Sen. Tim Kaine (D-Va.) said the administration approved one of those transfers on Oct. 18, 2018, just 16 days after Khashoggi was brutally murdered inside the Saudi consulate in Istanbul, in an operation that the CIA believes was directed by Saudi Crown Prince Mohammed bin Salman. The second transfer was approved on Feb. 18.
“President Trump’s eagerness to give the Saudis anything they want, over bipartisan congressional objection, harms American national security interests and is one of many steps the administration is taking that is fueling a dangerous escalation of tension in the region,” Kaine said in a statement.
President Donald Trump has fiercely resisted congressional efforts to punish Saudi Arabia over the killing of Khashoggi, a Washington Post journalist who was a critic of the Saudi government. Trump has doubled down on U.S. weapons sales to Riyadh, and last month he bypassed Congress to sell more arms to the kingdom, drawing bipartisan rebukes. The administration has also continued to back the Saudi-led coalition in Yemen’s civil war, despite opposition from Democrats and Republicans in the House and Senate.
Trump has also openly doubted the CIA’s assessment of Khashoggi’s murder, standing by the crown prince and refusing to impose human-rights sanctions. Earlier this year, the White House said it would not comply with a law requiring the administration to issue a report to Congress on Khashoggi’s murder and to impose sanctions — even after the Senate voted unanimously to place the blame squarely on the crown prince.
During a recent interview with Axios, senior White House adviser Jared Kushner, who is close with the Saudi crown prince, refused to blame him directly for Khashoggi’s murder.
The White House did not immediately respond Tuesday when asked for comment.
The Trump administration has long viewed Saudi Arabia as a key strategic ally as part of its long-term campaign to deter Iran’s influence in the Middle East. In Yemen’s civil war, the Saudi coalition is fighting against Iran-backed Houthi rebels.
Kaine began asking for the information about U.S. nuclear transfers during public hearings more than two months ago. After Kaine’s requests went unanswered by the administration, Senate Foreign Relations Committee Chairman James Risch (R-Idaho) stepped in and demanded a response.
The Energy Department has been engaged in negotiations with Riyadh that would allow U.S. companies to build nuclear facilities in Saudi Arabia.

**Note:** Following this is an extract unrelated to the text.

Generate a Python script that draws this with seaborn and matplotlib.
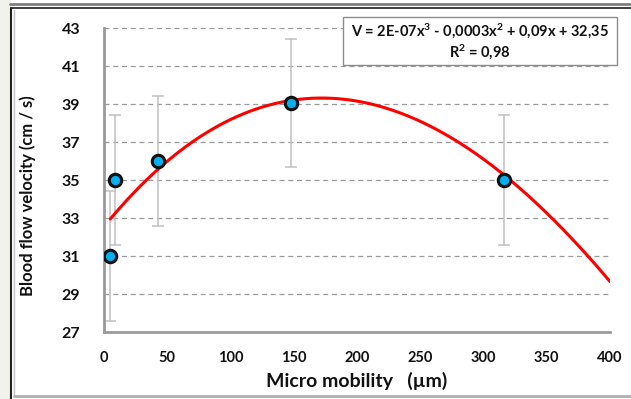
import numpy as np
import pandas as pd
import matplotlib
matplotlib.use("Agg")
import matplotlib.pyplot as plt
import seaborn as sns
from matplotlib.patches import Rectangle
from matplotlib.lines import Line2D

# Data
mobility = [5, 9, 43, 148, 316]
velocity = [31.0, 35.0, 36.0, 39.05, 35.0]
err = [3.4, 3.4, 3.4, 3.35, 3.4]
# trendline samples
trend_x = [5, 43, 100, 165, 200, 250, 316, 350, 400]
trend_y = [33.0, 35.6, 38.0, 39.3, 39.15, 38.5, 35.0, 33.1, 29.8]
x_ticks = [0, 50, 100, 150, 200, 250, 300, 350, 400]
y_ticks = [27, 29, 31, 33, 35, 37, 39, 41, 43]
equation = "V = 2E-07x$^{3}$ - 0,0003x$^{2}$ + 0,09x + 32,35"
r2_text = "R$^{2}$ = 0,98"

sns.set_theme(style="white")
plt.rcParams['font.family'] = ['Lato', 'DejaVu Sans']
plt.rcParams['mathtext.fontset'] = 'custom'
plt.rcParams['mathtext.rm'] = 'Lato:bold'
plt.rcParams['mathtext.it'] = 'Lato:bold'
plt.rcParams['mathtext.bf'] = 'Lato:bold'

fig = plt.figure(figsize=(6.31, 3.99), dpi=100)
fig.patch.set_facecolor("white")

# outer frame decorations
fig.add_artist(Rectangle((0, 0), 10/631, 1, transform=fig.transFigure, color="#f2f2ec", zorder=0))
fig.add_artist(Line2D([11/631, 11/631], [0, 1 - 8/399], transform=fig.transFigure, color="#202020", lw=1.5))
fig.add_artist(Line2D([11/631, 1], [1 - 8/399, 1 - 8/399], transform=fig.transFigure, color="#202020", lw=1.2))
fig.add_artist(Line2D([10/631, 1], [1 - 4/399, 1 - 4/399], transform=fig.transFigure, color="#808080", lw=2))
fig.add_artist(Line2D([14/631, 14/631], [3/399, 1 - 10/399], transform=fig.transFigure, color="#c0c0c0", lw=1))
fig.add_artist(Line2D([14/631, 1], [3/399, 3/399], transform=fig.transFigure, color="#b0b0b0", lw=2))

ax = fig.add_axes([104/631, 1 - 332/399, 506/631, 304/399])
ax.set_facecolor("white")

df = pd.DataFrame({"mobility": mobility, "velocity": velocity, "err": err})

# gridlines
for yv in y_ticks[1:]:
    ax.axhline(yv, color="#9a9a9a", lw=0.9, ls=(0, (4, 3)), zorder=0)

# error bars
ax.errorbar(df["mobility"], df["velocity"], yerr=df["err"], fmt="none",
            ecolor="#c0c0c0", elinewidth=1.1, capsize=4, capthick=1.1, zorder=2)

# smooth cubic trendline through the samples
coef = np.polyfit(trend_x, trend_y, 3)
xs = np.linspace(trend_x[0], trend_x[-1], 400)
trend = pd.DataFrame({"x": xs, "y": np.polyval(coef, xs)})
sns.lineplot(data=trend, x="x", y="y", ax=ax, color="#ff0000", lw=2.2, zorder=3)

sns.scatterplot(data=df, x="mobility", y="velocity", ax=ax, s=80, color="#00b0f0",
                edgecolor="#111111", linewidth=2.2, zorder=4)

ax.set_xlim(0, 400)
ax.set_ylim(27, 43)
ax.set_xticks(x_ticks)
ax.set_yticks(y_ticks)
ax.set_xticklabels([str(v) for v in x_ticks], fontsize=10.5, fontweight="bold", color="#111111")
ax.set_yticklabels([str(v) for v in y_ticks], fontsize=11.5, fontweight="bold", color="#111111")
ax.tick_params(axis="both", length=4, width=1.5, color="#999999", direction="out")
ax.tick_params(axis="x", pad=10)
ax.tick_params(axis="y", pad=13)

for s in ["top", "right"]:
    ax.spines[s].set_visible(False)
for s in ["left", "bottom"]:
    ax.spines[s].set_color("#9a9a9a")
    ax.spines[s].set_linewidth(2)

ax.set_xlabel("Micro mobility   (µm)", fontsize=14, fontweight="bold", color="#111111", labelpad=5)
ax.set_ylabel("Blood flow velocity (cm / s)", fontsize=12, fontweight="bold", color="#111111")
ax.yaxis.set_label_coords(-0.135, 0.45)

# equation box
fig.add_artist(Rectangle((343/631, 1 - 65/399), 274/631, 48/399, transform=fig.transFigure,
                         facecolor="white", edgecolor="#8c8c8c", lw=1, zorder=5))
fig.text(480/631, 1 - 31/399, equation, ha="center", va="center", fontsize=10.5,
         fontweight="bold", color="#111111", zorder=6)
fig.text(480/631, 1 - 52/399, r2_text, ha="center", va="center", fontsize=10.5,
         fontweight="bold", color="#111111", zorder=6)

fig.savefig("out.png", dpi=100)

Last year, five Republican senators called on Energy Secretary Rick Perry to suspend those civilian-level nuclear talks with Saudi Arabia after Khashoggi was murdered, citing fears that the kingdom could develop nuclear weapons of their own.
Last month, Khashoggi’s fiancée Hatice Cengiz gave emotional testimony on Capitol Hill, urging the Trump administration to hold Saudi Arabia accountable over the murder. Cengiz was waiting outside the Saudi consulate in Istanbul where Khashoggi was killed and his body was dismembered.